- **Directive**
Copy exactly the lines from the beginning of the data down to and including the line holding "cbar_ticks = [0, 100, 200, 300, 400, 500]", without any pictures.

::::::::::

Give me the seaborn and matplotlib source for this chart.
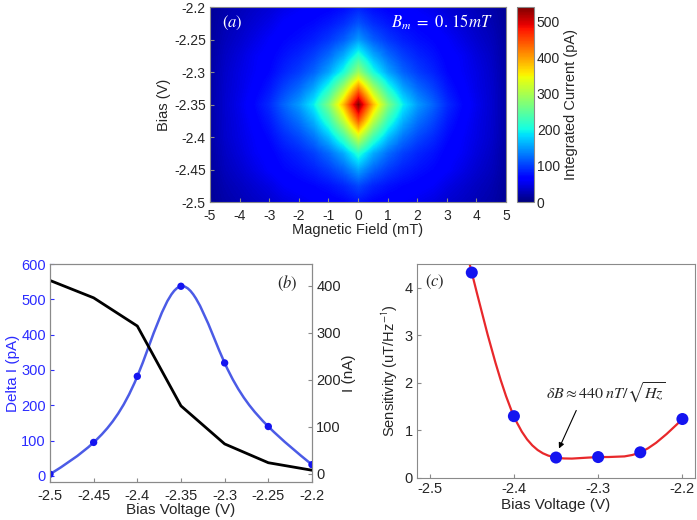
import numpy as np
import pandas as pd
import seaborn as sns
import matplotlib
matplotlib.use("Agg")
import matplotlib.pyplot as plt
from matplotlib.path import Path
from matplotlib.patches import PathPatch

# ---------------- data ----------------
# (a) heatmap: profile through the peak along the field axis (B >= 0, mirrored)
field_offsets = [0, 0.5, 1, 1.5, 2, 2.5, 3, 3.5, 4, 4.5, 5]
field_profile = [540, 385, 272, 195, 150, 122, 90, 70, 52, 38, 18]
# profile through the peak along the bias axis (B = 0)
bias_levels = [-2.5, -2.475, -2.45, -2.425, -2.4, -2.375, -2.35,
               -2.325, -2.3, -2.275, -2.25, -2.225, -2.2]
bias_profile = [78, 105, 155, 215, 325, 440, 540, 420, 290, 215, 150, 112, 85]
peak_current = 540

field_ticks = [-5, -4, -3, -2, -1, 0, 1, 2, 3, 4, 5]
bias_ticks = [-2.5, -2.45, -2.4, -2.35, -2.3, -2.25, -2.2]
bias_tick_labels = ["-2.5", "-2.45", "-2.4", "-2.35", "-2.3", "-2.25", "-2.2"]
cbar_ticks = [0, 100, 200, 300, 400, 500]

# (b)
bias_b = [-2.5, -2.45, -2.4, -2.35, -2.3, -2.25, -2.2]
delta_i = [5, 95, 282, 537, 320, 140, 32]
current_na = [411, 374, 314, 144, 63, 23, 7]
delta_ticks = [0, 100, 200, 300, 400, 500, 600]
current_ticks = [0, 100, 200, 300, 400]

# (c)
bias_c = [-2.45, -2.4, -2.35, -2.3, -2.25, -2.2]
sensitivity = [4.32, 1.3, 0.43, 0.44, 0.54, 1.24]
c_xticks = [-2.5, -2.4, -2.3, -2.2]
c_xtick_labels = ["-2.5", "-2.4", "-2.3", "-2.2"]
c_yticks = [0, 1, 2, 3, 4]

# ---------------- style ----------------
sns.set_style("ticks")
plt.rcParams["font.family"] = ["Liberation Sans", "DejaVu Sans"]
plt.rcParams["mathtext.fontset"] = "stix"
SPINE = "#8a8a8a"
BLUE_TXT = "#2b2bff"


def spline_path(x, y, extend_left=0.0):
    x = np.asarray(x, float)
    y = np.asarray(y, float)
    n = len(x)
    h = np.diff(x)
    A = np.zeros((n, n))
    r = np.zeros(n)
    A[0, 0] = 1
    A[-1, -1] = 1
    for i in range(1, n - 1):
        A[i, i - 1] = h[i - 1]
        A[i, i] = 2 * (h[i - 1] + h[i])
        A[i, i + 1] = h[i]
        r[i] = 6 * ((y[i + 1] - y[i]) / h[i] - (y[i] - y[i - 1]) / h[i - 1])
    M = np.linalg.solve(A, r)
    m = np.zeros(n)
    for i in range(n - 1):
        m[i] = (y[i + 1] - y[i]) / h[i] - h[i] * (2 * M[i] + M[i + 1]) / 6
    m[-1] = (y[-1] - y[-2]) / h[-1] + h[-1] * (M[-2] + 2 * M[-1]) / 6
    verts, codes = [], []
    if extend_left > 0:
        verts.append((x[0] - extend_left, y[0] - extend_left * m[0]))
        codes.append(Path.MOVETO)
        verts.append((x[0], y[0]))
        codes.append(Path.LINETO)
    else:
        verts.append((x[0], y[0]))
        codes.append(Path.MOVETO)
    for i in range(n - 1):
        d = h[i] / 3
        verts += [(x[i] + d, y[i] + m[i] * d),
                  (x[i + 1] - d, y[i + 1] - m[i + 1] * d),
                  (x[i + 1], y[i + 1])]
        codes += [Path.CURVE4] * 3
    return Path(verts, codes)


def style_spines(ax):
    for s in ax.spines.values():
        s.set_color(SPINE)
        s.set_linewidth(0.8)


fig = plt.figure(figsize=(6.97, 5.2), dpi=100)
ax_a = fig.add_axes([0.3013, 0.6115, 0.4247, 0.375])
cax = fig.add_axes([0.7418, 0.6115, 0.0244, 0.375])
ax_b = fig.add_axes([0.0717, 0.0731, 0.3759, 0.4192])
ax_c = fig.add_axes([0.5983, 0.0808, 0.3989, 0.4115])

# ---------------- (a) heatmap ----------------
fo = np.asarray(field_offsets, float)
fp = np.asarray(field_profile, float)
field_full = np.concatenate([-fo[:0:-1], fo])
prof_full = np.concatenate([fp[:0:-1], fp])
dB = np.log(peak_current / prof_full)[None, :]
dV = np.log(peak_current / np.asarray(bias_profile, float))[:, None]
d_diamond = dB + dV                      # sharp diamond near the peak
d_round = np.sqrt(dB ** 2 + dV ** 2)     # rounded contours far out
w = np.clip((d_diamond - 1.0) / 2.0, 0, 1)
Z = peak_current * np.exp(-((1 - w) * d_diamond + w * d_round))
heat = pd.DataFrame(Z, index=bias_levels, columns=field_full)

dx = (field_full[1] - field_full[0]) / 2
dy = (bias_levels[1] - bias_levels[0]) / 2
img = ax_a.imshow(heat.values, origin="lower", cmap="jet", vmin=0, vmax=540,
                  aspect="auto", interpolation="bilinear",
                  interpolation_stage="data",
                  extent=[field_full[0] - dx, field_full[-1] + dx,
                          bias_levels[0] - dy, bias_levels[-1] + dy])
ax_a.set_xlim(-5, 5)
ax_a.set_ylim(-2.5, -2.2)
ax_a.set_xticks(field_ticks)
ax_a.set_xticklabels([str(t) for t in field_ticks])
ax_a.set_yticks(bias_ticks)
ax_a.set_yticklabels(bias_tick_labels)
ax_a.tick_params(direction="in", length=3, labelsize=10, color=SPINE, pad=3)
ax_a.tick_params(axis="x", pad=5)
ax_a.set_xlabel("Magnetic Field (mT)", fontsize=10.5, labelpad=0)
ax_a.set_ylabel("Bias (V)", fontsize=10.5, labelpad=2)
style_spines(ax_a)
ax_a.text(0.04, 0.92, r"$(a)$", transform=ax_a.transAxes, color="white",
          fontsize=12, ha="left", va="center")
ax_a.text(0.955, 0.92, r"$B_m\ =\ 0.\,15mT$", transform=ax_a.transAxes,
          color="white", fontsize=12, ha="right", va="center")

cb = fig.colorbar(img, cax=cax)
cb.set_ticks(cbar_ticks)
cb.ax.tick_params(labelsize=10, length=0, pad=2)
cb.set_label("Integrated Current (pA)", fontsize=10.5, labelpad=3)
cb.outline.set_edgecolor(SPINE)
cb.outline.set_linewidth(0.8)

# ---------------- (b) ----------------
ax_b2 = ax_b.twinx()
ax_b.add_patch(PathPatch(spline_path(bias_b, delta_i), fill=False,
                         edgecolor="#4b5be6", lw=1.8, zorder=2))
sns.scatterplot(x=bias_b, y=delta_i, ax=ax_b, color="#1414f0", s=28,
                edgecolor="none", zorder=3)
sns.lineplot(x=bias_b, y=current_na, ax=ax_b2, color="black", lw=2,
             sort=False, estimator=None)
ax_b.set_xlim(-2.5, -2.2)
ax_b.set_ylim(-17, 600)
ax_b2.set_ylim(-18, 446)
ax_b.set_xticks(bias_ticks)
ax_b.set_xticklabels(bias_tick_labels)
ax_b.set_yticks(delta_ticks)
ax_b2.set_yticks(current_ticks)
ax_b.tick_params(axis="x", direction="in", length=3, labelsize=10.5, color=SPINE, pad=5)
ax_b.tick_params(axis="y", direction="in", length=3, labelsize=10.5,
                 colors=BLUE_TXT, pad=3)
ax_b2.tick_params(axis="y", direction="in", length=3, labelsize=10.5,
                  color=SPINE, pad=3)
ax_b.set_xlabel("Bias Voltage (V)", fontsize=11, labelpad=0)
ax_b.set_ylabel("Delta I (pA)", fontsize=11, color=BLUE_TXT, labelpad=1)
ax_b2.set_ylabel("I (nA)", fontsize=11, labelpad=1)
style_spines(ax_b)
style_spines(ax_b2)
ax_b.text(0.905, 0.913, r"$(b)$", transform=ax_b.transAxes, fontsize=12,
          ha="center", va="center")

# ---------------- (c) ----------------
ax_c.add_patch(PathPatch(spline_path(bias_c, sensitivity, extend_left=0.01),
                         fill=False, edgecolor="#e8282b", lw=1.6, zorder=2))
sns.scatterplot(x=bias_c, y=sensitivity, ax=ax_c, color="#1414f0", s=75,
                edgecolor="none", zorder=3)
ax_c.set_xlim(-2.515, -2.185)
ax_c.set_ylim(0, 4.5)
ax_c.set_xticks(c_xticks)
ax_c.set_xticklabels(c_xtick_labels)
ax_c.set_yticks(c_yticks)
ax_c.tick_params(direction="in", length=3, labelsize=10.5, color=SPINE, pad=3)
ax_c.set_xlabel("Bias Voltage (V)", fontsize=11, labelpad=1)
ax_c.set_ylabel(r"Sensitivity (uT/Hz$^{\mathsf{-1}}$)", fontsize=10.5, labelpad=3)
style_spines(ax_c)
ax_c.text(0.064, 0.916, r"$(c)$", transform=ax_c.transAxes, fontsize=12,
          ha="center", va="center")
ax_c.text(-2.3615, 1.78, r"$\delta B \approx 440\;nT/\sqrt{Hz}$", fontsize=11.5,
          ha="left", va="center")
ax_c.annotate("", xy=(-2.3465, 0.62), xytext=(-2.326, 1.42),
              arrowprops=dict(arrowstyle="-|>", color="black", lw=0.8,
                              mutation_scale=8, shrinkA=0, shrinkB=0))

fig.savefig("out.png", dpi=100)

::::::::::

- **Finished exercise**
Give me the seaborn and matplotlib source for this chart.
import numpy as np
import pandas as pd
import seaborn as sns
import matplotlib
matplotlib.use("Agg")
import matplotlib.pyplot as plt
from matplotlib.path import Path
from matplotlib.patches import PathPatch

# ---------------- data ----------------
# (a) heatmap: profile through the peak along the field axis (B >= 0, mirrored)
field_offsets = [0, 0.5, 1, 1.5, 2, 2.5, 3, 3.5, 4, 4.5, 5]
field_profile = [540, 385, 272, 195, 150, 122, 90, 70, 52, 38, 18]
# profile through the peak along the bias axis (B = 0)
bias_levels = [-2.5, -2.475, -2.45, -2.425, -2.4, -2.375, -2.35,
               -2.325, -2.3, -2.275, -2.25, -2.225, -2.2]
bias_profile = [78, 105, 155, 215, 325, 440, 540, 420, 290, 215, 150, 112, 85]
peak_current = 540

field_ticks = [-5, -4, -3, -2, -1, 0, 1, 2, 3, 4, 5]
bias_ticks = [-2.5, -2.45, -2.4, -2.35, -2.3, -2.25, -2.2]
bias_tick_labels = ["-2.5", "-2.45", "-2.4", "-2.35", "-2.3", "-2.25", "-2.2"]
cbar_ticks = [0, 100, 200, 300, 400, 500]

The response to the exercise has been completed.